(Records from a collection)
# # #

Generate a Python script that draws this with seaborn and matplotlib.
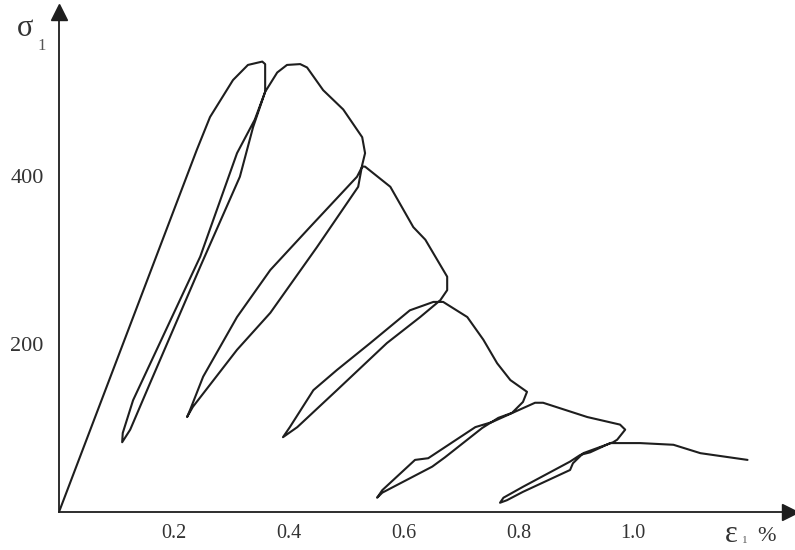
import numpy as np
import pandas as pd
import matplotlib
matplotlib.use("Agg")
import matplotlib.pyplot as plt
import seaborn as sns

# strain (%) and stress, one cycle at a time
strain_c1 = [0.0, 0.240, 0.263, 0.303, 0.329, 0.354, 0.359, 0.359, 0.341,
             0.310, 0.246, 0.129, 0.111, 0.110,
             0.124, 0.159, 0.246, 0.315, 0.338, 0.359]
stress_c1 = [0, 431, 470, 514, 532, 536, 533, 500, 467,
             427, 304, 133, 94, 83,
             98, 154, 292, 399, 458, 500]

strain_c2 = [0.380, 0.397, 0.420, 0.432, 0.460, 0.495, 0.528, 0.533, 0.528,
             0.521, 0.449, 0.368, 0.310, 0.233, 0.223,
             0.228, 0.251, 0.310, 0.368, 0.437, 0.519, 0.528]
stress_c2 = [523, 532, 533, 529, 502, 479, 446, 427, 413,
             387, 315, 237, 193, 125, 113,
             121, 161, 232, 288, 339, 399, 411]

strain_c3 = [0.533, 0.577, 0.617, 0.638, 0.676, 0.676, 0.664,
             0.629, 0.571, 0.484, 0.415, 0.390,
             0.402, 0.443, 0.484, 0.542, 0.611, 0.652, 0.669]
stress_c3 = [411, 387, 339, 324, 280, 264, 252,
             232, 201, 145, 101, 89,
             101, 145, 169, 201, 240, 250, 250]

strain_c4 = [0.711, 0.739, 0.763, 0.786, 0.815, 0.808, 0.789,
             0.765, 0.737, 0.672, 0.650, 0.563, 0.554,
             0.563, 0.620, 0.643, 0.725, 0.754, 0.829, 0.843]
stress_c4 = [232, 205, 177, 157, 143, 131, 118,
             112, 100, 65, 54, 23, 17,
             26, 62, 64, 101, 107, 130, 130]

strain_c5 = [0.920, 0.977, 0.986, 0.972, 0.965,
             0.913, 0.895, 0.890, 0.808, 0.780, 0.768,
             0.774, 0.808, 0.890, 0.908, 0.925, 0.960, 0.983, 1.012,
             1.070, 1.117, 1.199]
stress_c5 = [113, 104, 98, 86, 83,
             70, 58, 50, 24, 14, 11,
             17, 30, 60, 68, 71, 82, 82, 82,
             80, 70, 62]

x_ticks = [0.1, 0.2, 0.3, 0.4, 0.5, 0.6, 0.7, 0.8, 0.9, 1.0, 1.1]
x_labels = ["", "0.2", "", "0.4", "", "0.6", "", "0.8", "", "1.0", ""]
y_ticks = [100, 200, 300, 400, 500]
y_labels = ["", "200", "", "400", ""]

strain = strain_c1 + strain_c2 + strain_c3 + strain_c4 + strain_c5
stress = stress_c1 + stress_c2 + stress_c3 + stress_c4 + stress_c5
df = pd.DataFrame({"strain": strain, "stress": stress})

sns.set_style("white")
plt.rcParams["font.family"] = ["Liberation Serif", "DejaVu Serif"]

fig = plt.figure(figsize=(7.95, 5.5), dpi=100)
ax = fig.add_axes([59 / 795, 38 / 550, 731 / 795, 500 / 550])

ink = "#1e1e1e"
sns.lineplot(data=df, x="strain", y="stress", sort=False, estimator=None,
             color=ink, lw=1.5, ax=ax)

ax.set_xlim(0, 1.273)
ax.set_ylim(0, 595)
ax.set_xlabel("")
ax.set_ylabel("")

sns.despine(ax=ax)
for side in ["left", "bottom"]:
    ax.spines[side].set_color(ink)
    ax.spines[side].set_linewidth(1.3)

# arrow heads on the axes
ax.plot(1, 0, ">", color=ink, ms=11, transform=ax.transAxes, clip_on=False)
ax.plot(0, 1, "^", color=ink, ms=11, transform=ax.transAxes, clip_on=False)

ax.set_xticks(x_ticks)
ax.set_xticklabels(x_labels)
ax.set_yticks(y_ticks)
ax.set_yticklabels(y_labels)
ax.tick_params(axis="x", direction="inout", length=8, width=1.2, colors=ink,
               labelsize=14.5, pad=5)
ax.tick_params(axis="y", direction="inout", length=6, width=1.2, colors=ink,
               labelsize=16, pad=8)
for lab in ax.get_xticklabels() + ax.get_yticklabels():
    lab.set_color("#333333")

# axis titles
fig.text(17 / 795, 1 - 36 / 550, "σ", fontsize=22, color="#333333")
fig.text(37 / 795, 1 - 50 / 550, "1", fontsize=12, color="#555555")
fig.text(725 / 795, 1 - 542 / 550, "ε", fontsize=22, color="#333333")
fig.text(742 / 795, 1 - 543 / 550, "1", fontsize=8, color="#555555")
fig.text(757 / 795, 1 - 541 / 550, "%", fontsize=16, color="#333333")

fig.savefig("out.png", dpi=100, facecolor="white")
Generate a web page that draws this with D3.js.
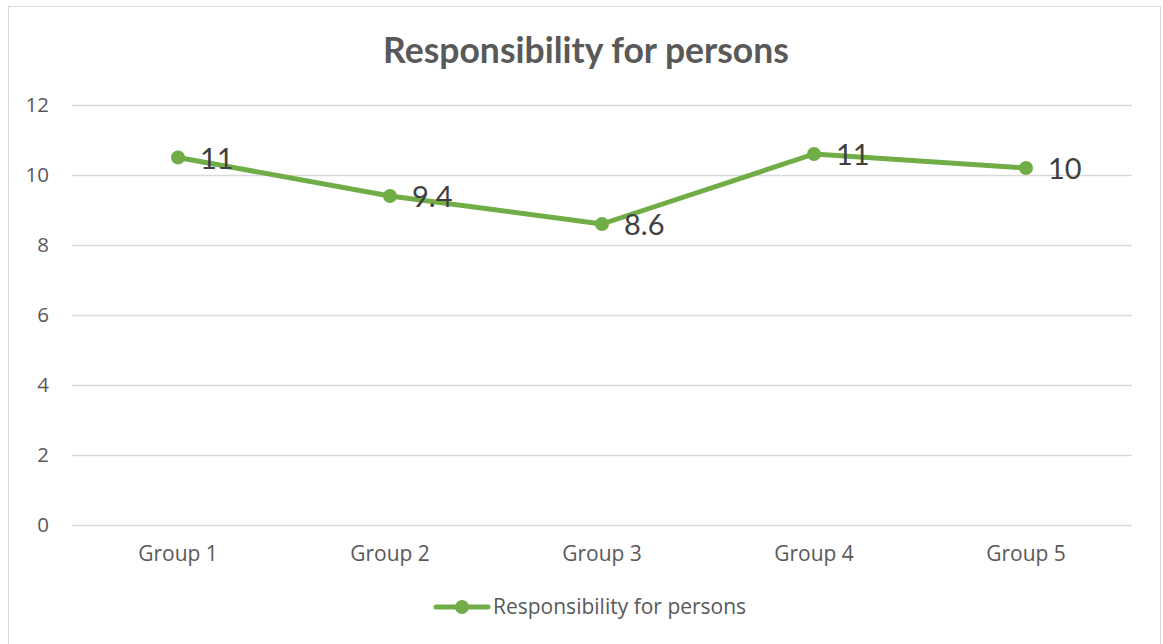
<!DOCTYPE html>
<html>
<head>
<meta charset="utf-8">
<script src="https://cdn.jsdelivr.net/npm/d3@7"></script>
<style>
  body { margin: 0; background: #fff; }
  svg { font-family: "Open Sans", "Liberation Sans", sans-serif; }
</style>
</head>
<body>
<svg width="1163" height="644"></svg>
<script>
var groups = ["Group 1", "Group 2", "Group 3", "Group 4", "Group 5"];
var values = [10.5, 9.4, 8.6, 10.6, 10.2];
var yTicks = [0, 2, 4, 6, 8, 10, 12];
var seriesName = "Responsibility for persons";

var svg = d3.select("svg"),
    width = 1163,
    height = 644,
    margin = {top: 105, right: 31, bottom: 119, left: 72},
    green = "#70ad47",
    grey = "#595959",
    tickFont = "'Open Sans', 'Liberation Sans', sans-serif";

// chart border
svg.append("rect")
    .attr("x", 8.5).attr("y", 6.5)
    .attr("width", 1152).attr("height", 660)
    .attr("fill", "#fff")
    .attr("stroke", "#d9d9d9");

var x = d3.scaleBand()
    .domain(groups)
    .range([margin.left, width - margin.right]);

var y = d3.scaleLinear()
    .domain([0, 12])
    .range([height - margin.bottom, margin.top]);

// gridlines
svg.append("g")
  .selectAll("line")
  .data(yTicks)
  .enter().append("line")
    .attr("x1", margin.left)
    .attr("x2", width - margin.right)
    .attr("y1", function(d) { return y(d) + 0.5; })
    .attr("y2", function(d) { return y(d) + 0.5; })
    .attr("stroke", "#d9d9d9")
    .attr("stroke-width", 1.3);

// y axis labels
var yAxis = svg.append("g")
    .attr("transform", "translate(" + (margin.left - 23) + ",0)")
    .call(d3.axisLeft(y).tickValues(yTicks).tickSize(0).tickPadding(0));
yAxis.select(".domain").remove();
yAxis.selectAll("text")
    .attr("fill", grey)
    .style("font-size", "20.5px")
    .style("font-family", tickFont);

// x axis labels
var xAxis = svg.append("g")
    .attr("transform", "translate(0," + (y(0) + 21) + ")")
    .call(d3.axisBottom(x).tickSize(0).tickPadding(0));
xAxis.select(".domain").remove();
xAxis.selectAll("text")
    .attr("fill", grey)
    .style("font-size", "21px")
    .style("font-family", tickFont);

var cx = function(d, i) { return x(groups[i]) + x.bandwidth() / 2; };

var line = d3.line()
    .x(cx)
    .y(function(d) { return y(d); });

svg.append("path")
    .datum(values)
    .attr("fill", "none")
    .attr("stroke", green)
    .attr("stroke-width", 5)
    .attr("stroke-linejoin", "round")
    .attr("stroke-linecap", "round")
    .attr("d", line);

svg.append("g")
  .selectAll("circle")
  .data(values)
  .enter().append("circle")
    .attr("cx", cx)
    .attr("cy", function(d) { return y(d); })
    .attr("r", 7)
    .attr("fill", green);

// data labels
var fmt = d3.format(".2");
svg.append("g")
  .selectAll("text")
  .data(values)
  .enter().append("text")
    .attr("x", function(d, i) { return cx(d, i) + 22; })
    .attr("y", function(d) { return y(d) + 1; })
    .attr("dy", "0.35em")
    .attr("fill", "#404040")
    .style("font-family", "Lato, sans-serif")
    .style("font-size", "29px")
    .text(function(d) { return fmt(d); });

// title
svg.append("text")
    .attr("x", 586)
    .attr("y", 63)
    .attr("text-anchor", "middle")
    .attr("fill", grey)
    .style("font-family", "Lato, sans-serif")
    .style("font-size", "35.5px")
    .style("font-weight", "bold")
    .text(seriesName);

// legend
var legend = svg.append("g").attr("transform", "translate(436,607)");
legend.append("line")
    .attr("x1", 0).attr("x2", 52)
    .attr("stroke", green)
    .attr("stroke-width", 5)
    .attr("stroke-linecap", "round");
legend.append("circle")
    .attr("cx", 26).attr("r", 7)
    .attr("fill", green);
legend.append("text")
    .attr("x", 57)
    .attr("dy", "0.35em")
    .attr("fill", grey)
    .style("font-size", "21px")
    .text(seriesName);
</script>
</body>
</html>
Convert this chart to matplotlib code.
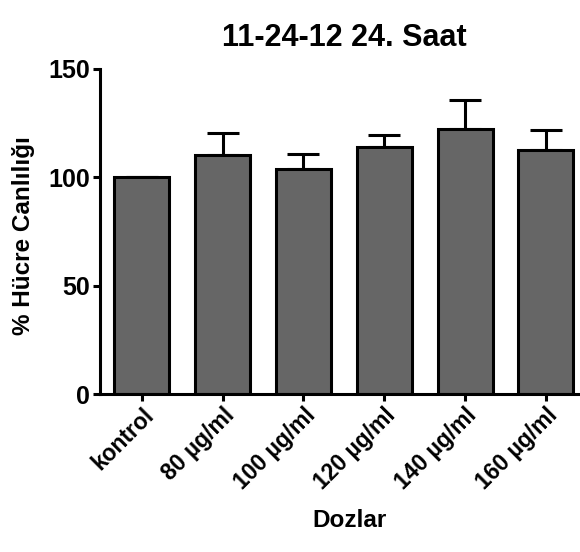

# # #

§ **TASK OBJECTIVE**: Count each line where the string "matplotlib" occurs, and write only the number.

§ **FINAL RESULT**: 5